If you want to instruct Collibra that there can be as many as 3 valid values in the EXCH column, click the "Manual" button and adjust the upper bound from 1 to 3, then click the save button.
Collibra adjusts the Behavioral model's baseline, removes the finding, and adjusts the quality score. From that point on, Collibra knows the acceptable range for unique values in the EXCH column is between 1 and 3.
|Blind Spot||The name of the column with a possible change detected during a DQ check.|
|Type||The type of DQ check performed on a given column.
For example, Unique (Range) is the number of unique values that fall outside a given range.
|Baseline||The baseline value is the mean of the preceding number of scans determined by the value selected for Behavior Lookback in the Profile section of the Explorer page.|
|% Change||The percent change from the value of one row to another.

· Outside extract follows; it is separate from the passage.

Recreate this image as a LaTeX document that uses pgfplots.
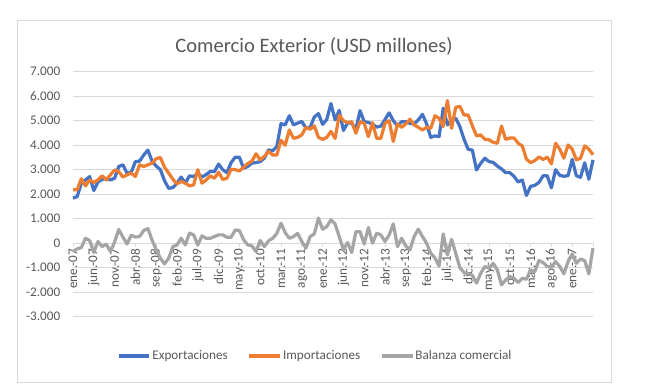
\documentclass[border=0pt]{standalone}
\usepackage{fontspec}
\setmainfont{Carlito}
\usepackage{pgfplots}
\usepackage{pgfplotstable}
\pgfplotsset{compat=1.18}
\definecolor{cexp}{HTML}{4472C4}
\definecolor{cimp}{HTML}{ED7D31}
\definecolor{cbal}{HTML}{A5A5A5}
\definecolor{cgrid}{HTML}{D9D9D9}
\definecolor{ctext}{HTML}{595959}

\pgfplotstableread{
i exp imp bal
0 1840 2180 -340
1 1900 2180 -230
2 2450 2630 -180
3 2580 2340 200
4 2720 2580 110
5 2150 2480 -380
6 2500 2580 70
7 2600 2750 -140
8 2650 2580 -40
9 2580 2790 -340
10 2650 2990 50
11 3130 2920 560
12 3200 2700 250
13 2850 2790 -30
14 2900 2860 330
15 3330 2720 250
16 3350 3200 270
17 3600 3130 520
18 3800 3200 600
19 3350 3260 130
20 3150 3450 -270
21 3000 3500 -610
22 2550 3100 -850
23 2240 2860 -610
24 2270 2610 -140
25 2450 2420 -70
26 2700 2520 200
27 2450 2450 -70
28 2750 2340 410
29 2720 2380 340
30 2850 3000 -70
31 2700 2450 300
32 2800 2580 200
33 2930 2750 200
34 2920 2650 270
35 3230 2900 340
36 3000 2600 340
37 2880 2650 240
38 3290 3020 240
39 3510 3000 540
40 3510 2950 520
41 3060 3100 140
42 3130 3250 -70
43 3270 3350 -110
44 3290 3650 -340
45 3330 3400 110
46 3470 3550 -140
47 3810 3750 100
48 3770 3600 200
49 3950 3600 400
50 4880 4200 820
51 4830 4000 430
52 5200 4620 200
53 4830 4280 270
54 4900 4320 400
55 4970 4420 70
56 4700 4730 -200
57 4720 4650 270
58 5150 4790 380
59 5290 4320 1020
60 4850 4240 570
61 5050 4320 680
62 5700 4560 950
63 5030 4280 790
64 5420 5230 270
65 4600 5000 -270
66 4910 4920 30
67 4900 4960 -380
68 4650 4490 470
69 5410 4960 470
70 4960 4900 -30
71 4930 4350 640
72 4860 4920 0
73 4740 4280 410
74 4780 4280 340
75 5050 4900 70
76 5320 5000 340
77 5000 4150 790
78 4790 4870 -140
79 4960 4730 200
80 4960 4870 -110
81 4890 5060 -270
82 4870 4830 270
83 5030 4730 570
84 5260 4620 270
85 4870 4730 0
86 4320 4690 -410
87 4380 5200 -600
88 4350 5100 -930
89 5510 4760 380
90 4830 5820 -480
91 5030 4690 160
92 5100 5550 -410
93 4760 5580 -1000
94 4240 5230 -1200
95 3830 5230 -1250
96 3800 4790 -1310
97 2990 4380 -1630
98 3260 4420 -1230
99 3470 4240 -950
100 3330 4220 -1020
101 3300 4120 -820
102 3150 4080 -1090
103 3030 4780 -1700
104 2880 4240 -1500
105 2880 4290 -1360
106 2730 4300 -1430
107 2500 4080 -1600
108 2580 3970 -1430
109 1950 3430 -1470
110 2320 3290 -1090
111 2360 3370 -1160
112 2480 3520 -710
113 2750 3420 -790
114 2750 3510 -950
115 2260 3240 -980
116 3000 4080 -750
117 2770 3840 -950
118 2730 3470 -1250
119 2760 4010 -750
120 3420 3840 -440
121 2750 3400 -820
122 2690 3470 -650
123 3280 3970 -710
124 2610 3840 -1250
125 3400 3610 -200
}\datatable

\begin{document}
\begin{tikzpicture}
\path[use as bounding box] (0,0) rectangle (483.75pt,291.75pt);
\fill[white] (0,0) rectangle (483.75pt,291.75pt);
\draw[cgrid, line width=0.75pt] (12.75pt,5.25pt) rectangle (458.25pt,276pt);
\node[text=ctext, font=\fontsize{15.4}{18}\selectfont] at (235.5pt,257.25pt) {Comercio Exterior (USD millones)};
\begin{axis}[
  at={(54.75pt,54.225pt)}, anchor=south west,
  scale only axis, width=390pt, height=183.75pt,
  xmin=0, xmax=125, ymin=-3000, ymax=7000,
  axis x line*=middle, axis y line*=left,
  hide obscured x ticks=false,
  hide obscured y ticks=false,
  x axis line style={draw=cgrid, line width=0.75pt, -},
  y axis line style={draw=none},
  xtick={0,5,...,125},
  xticklabels={ene.-07,jun.-07,nov.-07,abr.-08,sep.-08,feb.-09,jul.-09,dic.-09,may.-10,oct.-10,mar.-11,ago.-11,ene.-12,jun.-12,nov.-12,abr.-13,sep.-13,feb.-14,jul.-14,dic.-14,may.-15,oct.-15,mar.-16,ago.-16,ene.-17,{}},
  xtick align=outside,
  major tick length=3pt,
  xtick style={draw=cgrid, line width=0.75pt},
  xticklabel style={rotate=90, anchor=east, inner sep=1pt, text=ctext, font=\fontsize{9.9}{11}\selectfont},
  ytick={-3000,-2000,...,7000},
  yticklabels={-3.000,-2.000,-1.000,0,1.000,2.000,3.000,4.000,5.000,6.000,7.000},
  ytick style={draw=none},
  yticklabel style={text=ctext, font=\fontsize{9.9}{11}\selectfont, anchor=east, xshift=-6pt},
  ymajorgrids,
  major grid style={draw=cgrid, line width=0.75pt},
  clip=false,
  legend columns=3,
  legend style={at={(0.4654,-0.1604)}, anchor=center, draw=none, fill=none,
    font=\fontsize{9.9}{11}\selectfont, text=ctext,
    nodes={inner sep=1pt},
    /tikz/every even column/.append style={column sep=14pt}},
  legend image code/.code={\draw[#1, line width=2.4pt] (0pt,0pt) -- (23pt,0pt);},
  every axis plot/.append style={line width=2.4pt, line join=round, no markers},
]
\addplot[cexp] table[x=i, y=exp] {\datatable};
\addlegendentry{Exportaciones}
\addplot[cimp] table[x=i, y=imp] {\datatable};
\addlegendentry{Importaciones}
\addplot[cbal] table[x=i, y=bal] {\datatable};
\addlegendentry{Balanza comercial}
\end{axis}
\end{tikzpicture}
\end{document}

|Δ % Change||The delta percent change from the value of one row to another.|
|Zscore||The number of standard deviations away from the expected baseline value.|
|Description||The description of the type of DQ check performed on a given column.|
|Score||The value subtracted from your overall DQ score. The distance from the expected ranges set by the variance and boundaries of the baseline value. Expected ranges are also visible in the AR panel with graphs available in the Details panel for each line item.|
|Action||The Item Labeling you can apply to an observation that let you train the behavioral model on future runs. Available options are Validate, Invalidate, and Resolve.|
|Status||The status of a DQ item, for example, Observation.|
|Details||By clicking the Details button, a line graph lets you drill into changes over time.|
As Collibra Data Quality builds and evolves the behavioral model, it exposes all of the "Adaptive Rules" that it learns about. The above example demonstrates how Collibra learns and automatically applies rules. You have control but if left alone, Collibra learns what "Normal" means for a given data set and scores the data set accordingly. This results in a large set of rules that are automatically applied and adapted as the data set changes over time.

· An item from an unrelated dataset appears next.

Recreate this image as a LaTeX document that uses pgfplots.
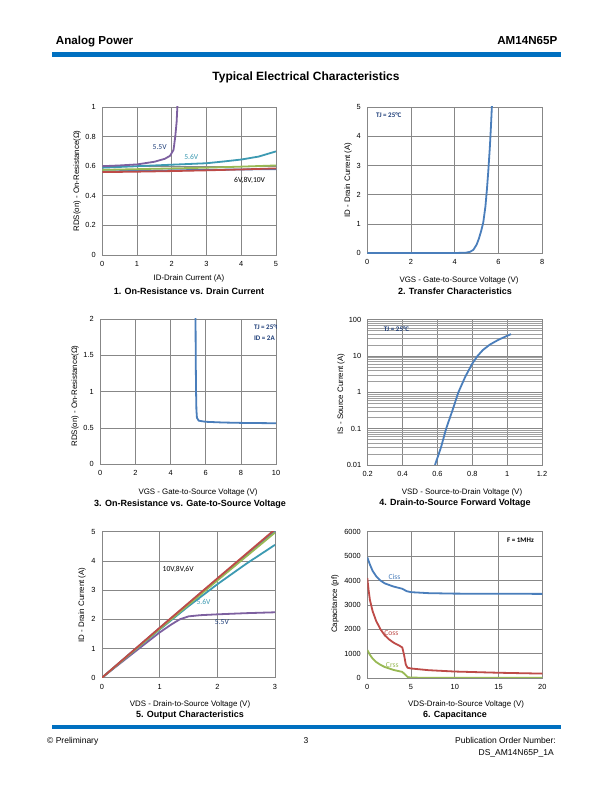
\documentclass[border=0pt]{standalone}
\usepackage{pgfplots}
\pgfplotsset{compat=1.18}
\usepackage{fontspec}
\setmainfont{Liberation Sans}
\newfontfamily\calfont{Carlito}
\definecolor{barblue}{HTML}{0070C0}
\definecolor{gridgray}{HTML}{878787}
\definecolor{lblue}{HTML}{4A7EBB}
\definecolor{lred}{HTML}{BE4B48}
\definecolor{lgreen}{HTML}{98B954}
\definecolor{lpurple}{HTML}{7D60A0}
\definecolor{lteal}{HTML}{3C9AB2}
\definecolor{navy}{HTML}{1F3F7A}
\pgfplotsset{
 ds/.style={scale only axis, anchor=south west,
  axis line style={draw=gridgray, line width=0.7pt},
  grid=major, major grid style={draw=gridgray, line width=0.7pt},
  major tick length=0pt, minor tick length=0pt,
  tick label style={font=\fontsize{7.4}{8}\selectfont},
  xticklabel style={yshift=-3pt},
  yticklabel style={xshift=-3pt},
  /pgf/number format/assume math mode=true,
  /pgf/number format/1000 sep={},
  scaled ticks=false,
  every axis plot/.append style={line width=1.8pt, no markers, line join=round},
 },
}
\newcommand{\labfont}{\fontsize{7.9}{9}\selectfont}
\newcommand{\captxt}{\fontsize{9}{10}\selectfont\bfseries}
\newcommand{\annfont}{\calfont\fontsize{7.6}{8}\selectfont}
\newcommand{\tjfont}{\calfont\fontsize{7}{8}\selectfont\bfseries}
\begin{document}
\begin{tikzpicture}
\path[use as bounding box, fill=white] (0pt,0pt) rectangle (612pt,792pt);
% header
\fill[barblue] (52pt,735.3pt) rectangle (560.7pt,739.7pt);
\node[anchor=base west, inner sep=0, font=\fontsize{11.6}{13}\selectfont\bfseries] at (55.7pt,747pt) {Analog Power};
\node[anchor=base east, inner sep=0, font=\fontsize{11.6}{13}\selectfont\bfseries] at (557.5pt,747pt) {AM14N65P};
\node[font=\fontsize{12}{13}\selectfont\bfseries] at (306pt,715pt) {Typical Electrical Characteristics};
% footer
\fill[barblue] (52pt,63pt) rectangle (560.7pt,67pt);
\node[anchor=base west, inner sep=0, font=\fontsize{8.5}{10}\selectfont] at (47pt,48.5pt) {\textcopyright{} Preliminary};
\node[anchor=base, inner sep=0, font=\fontsize{8.5}{10}\selectfont] at (306pt,48.5pt) {3};
\node[anchor=base east, inner sep=0, font=\fontsize{8.5}{10}\selectfont] at (556pt,48.5pt) {Publication Order Number:};
\node[anchor=base east, inner sep=0, font=\fontsize{8.5}{10}\selectfont] at (554pt,36pt) {DS\_AM14N65P\_1A};

% ---------- Chart 1 ----------
\begin{axis}[ds, at={(102.3pt,537pt)}, width=173.7pt, height=148pt,
 xmin=0, xmax=5, ymin=0, ymax=1, xtick={0,1,...,5}, ytick={0,0.2,0.4,0.6,0.8,1},
 yticklabels={0,0.2,0.4,0.6,0.8,1}]
\addplot[lblue] coordinates {(0,0.565)(1,0.568)(2,0.572)(3,0.575)(4,0.578)(5,0.58)};
\addplot[lgreen] coordinates {(0,0.575)(1,0.58)(2,0.585)(3,0.59)(4,0.597)(5,0.605)};
\addplot[lred] coordinates {(0,0.56)(1,0.563)(2,0.567)(3,0.572)(4,0.578)(5,0.585)};
\addplot[lteal] coordinates {(0,0.59)(0.5,0.595)(1,0.6)(2,0.61)(3,0.62)(3.5,0.632)(4,0.645)(4.5,0.665)(5,0.7)};
\addplot[lpurple] coordinates {(0,0.6)(0.5,0.605)(1,0.612)(1.5,0.63)(1.8,0.65)(1.95,0.67)(2.05,0.71)(2.1,0.8)(2.14,0.9)(2.17,1.05)};
\node[font=\annfont, text=navy] at (axis cs:1.65,0.73) {5.5V};
\node[font=\annfont, text=lteal] at (axis cs:2.56,0.665) {5.6V};
\node[font=\annfont] at (axis cs:4.24,0.505) {6V,8V,10V};
\end{axis}
\node[rotate=90, font=\labfont] at (77pt,611pt) {RDS(on) - On-Resistance(Ω)};
\node[font=\labfont] at (189pt,514pt) {ID-Drain Current (A)};
\node[font=\captxt] at (189pt,501pt) {1. On-Resistance vs. Drain Current};

% ---------- Chart 2 ----------
\begin{axis}[ds, at={(367.3pt,538.7pt)}, width=175pt, height=146.3pt,
 xmin=0, xmax=8, ymin=0, ymax=5, xtick={0,2,...,8}, ytick={0,1,...,5}]
\addplot[lblue] coordinates {(0,0.01)(4,0.01)(4.5,0.02)(4.7,0.05)(4.85,0.12)(5.0,0.3)(5.1,0.5)(5.2,0.75)(5.3,1.05)(5.4,1.6)(5.47,2.2)(5.53,2.8)(5.6,3.6)(5.65,4.3)(5.7,5.1)};
\node[font=\tjfont, text=navy] at (axis cs:0.98,4.72) {TJ = 25\textdegree C};
\end{axis}
\node[rotate=90, font=\labfont] at (348pt,612pt) {ID - Drain Current (A)};
\node[font=\labfont] at (459pt,512pt) {VGS - Gate-to-Source Voltage (V)};
\node[font=\captxt] at (455pt,501pt) {2. Transfer Characteristics};

% ---------- Chart 3 ----------
\begin{axis}[ds, at={(100.3pt,327.7pt)}, width=175.7pt, height=145.3pt,
 xmin=0, xmax=10, ymin=0, ymax=2, xtick={0,2,...,10}, ytick={0,0.5,1,1.5,2}]
\addplot[lblue] coordinates {(5.42,2.05)(5.43,1.5)(5.45,1.0)(5.47,0.75)(5.5,0.64)(5.6,0.6)(6,0.585)(7,0.575)(8,0.57)(10,0.565)};
\node[anchor=west, font=\tjfont, text=navy] at (axis cs:8.55,1.89) {TJ = 25\textdegree C};
\node[anchor=west, font=\tjfont, text=navy] at (axis cs:8.55,1.74) {ID = 2A};
\end{axis}
\node[rotate=90, font=\labfont] at (75pt,396pt) {RDS(on) - On-Resistance(Ω)};
\node[font=\labfont] at (198pt,300pt) {VGS - Gate-to-Source Voltage (V)};
\node[font=\captxt] at (190pt,288pt) {3. On-Resistance vs. Gate-to-Source Voltage};

% ---------- Chart 4 ----------
\begin{axis}[ds, at={(367.7pt,327pt)}, width=174.3pt, height=145.3pt, ymode=log,
 xmin=0.2, xmax=1.2, ymin=0.01, ymax=100, xtick={0.2,0.4,...,1.2},
 xticklabels={0.2,0.4,0.6,0.8,1,1.2},
 ytick={0.01,0.1,1,10,100}, yticklabels={0.01,0.1,1,10,100},
 grid=both, minor grid style={draw=gridgray!80, line width=0.5pt},
 minor ytick={0.02,0.03,0.04,0.05,0.06,0.07,0.08,0.09,0.2,0.3,0.4,0.5,0.6,0.7,0.8,0.9,2,3,4,5,6,7,8,9,20,30,40,50,60,70,80,90}]
\addplot[lblue] coordinates {(0.586,0.01)(0.62,0.03)(0.65,0.1)(0.69,0.36)(0.72,1)(0.76,2.7)(0.8,6.2)(0.83,10)(0.86,14.5)(0.9,20.5)(0.95,28)(1.0,36)(1.022,40)};
\node[font=\tjfont, text=navy] at (axis cs:0.365,55) {TJ = 25\textdegree C};
\end{axis}
\node[rotate=90, font=\labfont] at (341pt,398pt) {IS - Source Current (A)};
\node[font=\labfont] at (462pt,300pt) {VSD - Source-to-Drain Voltage (V)};
\node[font=\captxt] at (455pt,289pt) {4. Drain-to-Source Forward Voltage};

% ---------- Chart 5 ----------
\begin{axis}[ds, at={(102pt,114.3pt)}, width=173pt, height=146pt,
 xmin=0, xmax=3, ymin=0, ymax=5, xtick={0,1,2,3}, ytick={0,1,...,5}]
\addplot[lpurple] coordinates {(0,0)(0.5,0.78)(1,1.55)(1.2,1.82)(1.35,2.0)(1.5,2.1)(1.7,2.14)(2,2.17)(2.5,2.21)(3,2.24)};
\addplot[lteal] coordinates {(0,0)(0.5,0.83)(1,1.65)(1.5,2.45)(2,3.2)(2.5,3.9)(3,4.55)};
\addplot[lblue] coordinates {(0,0)(1,1.7)(2,3.38)(3,5.02)};
\addplot[lgreen] coordinates {(0,0)(1,1.67)(2,3.33)(3,4.97)};
\addplot[lred] coordinates {(0,0)(1,1.71)(2,3.4)(3,5.08)};
\node[font=\annfont] at (axis cs:1.32,3.71) {10V,8V,6V};
\node[font=\annfont, text=lteal] at (axis cs:1.76,2.6) {5.6V};
\node[font=\annfont, text=navy] at (axis cs:2.08,1.9) {5.5V};
\end{axis}
\node[rotate=90, font=\labfont] at (82pt,187pt) {ID - Drain Current (A)};
\node[font=\labfont] at (190pt,88pt) {VDS - Drain-to-Source Voltage (V)};
\node[font=\captxt] at (190pt,77pt) {5. Output Characteristics};

% ---------- Chart 6 ----------
\begin{axis}[ds, at={(367.3pt,114pt)}, width=175pt, height=146.3pt,
 xmin=0, xmax=20, ymin=0, ymax=6000, xtick={0,5,...,20}, ytick={0,1000,...,6000}]
\addplot[lblue] coordinates {(0,4950)(0.3,4650)(0.6,4400)(1,4180)(1.5,4000)(2,3880)(3,3750)(4,3660)(4.5,3560)(5,3520)(7,3480)(10,3460)(15,3455)(20,3450)};
\addplot[lred] coordinates {(0,4100)(0.15,3600)(0.3,3200)(0.6,2750)(1,2350)(1.5,2000)(2,1750)(2.5,1580)(3,1450)(3.7,1320)(4,1250)(4.2,950)(4.4,550)(4.6,420)(5,390)(7,320)(10,265)(15,215)(20,180)};
\addplot[lgreen] coordinates {(0,1150)(0.3,950)(0.6,800)(1,660)(1.5,540)(2,450)(3,330)(4,250)(4.3,150)(4.6,40)(5,15)(10,10)(20,10)};
\node[font=\annfont, text=lblue] at (axis cs:3.1,4130) {Ciss};
\node[font=\annfont, text=lred] at (axis cs:2.75,1830) {Coss};
\node[font=\annfont, text=lgreen] at (axis cs:2.85,520) {Crss};
\node[font=\tjfont, text=black] at (axis cs:17.5,5630) {F = 1MHz};
\end{axis}
\node[rotate=90, font=\labfont] at (335pt,188pt) {Capacitance (pf)};
\node[font=\labfont] at (466pt,88pt) {VDS-Drain-to-Source Voltage (V)};
\node[font=\captxt] at (455pt,77pt) {6. Capacitance};
\end{tikzpicture}
\end{document}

To view or modify Adaptive Rules, navigate to the Behavior tab on the findings page for the desired data set and click the "View AR" button on the right side of the screen. This brings up a full list of Adaptive Rules.
The Adaptive Rules also provide you with the ability to adjust ranges derived from the behavior model. You can manually adjust the tolerance range and score of any Adaptive Rule. While this may at times be convenient, it is also just fine to let Collibra Data Quality handle the model tuning through its own learning process.
In adaptive mode Collibra Data Quality automatically generates a DQ item score based on the egregiousness of the line item. This measurement is directly proportional to the distance from the green range to the red line. Example below.
The score can range from 0-30. This ties to the percent change and Z-Score. In cases when the Z-Score ranges from 0.0 - 6.0.
Q: Which Collibra DQ API contains all behavioral checks (passing and breaking)?
Q: How is 'Mean' defined in the Behavioral Modal chart?
- Mean represents the average of behavioral lookback window e.g. if today is the 11th of the month, and the bhlb is set at 10, the mean will be the average of the 1st to the 10th, and the statistic on the 11th day will represent the change to that mean.
- Also of note: the mean only includes passing rules, not failed runs.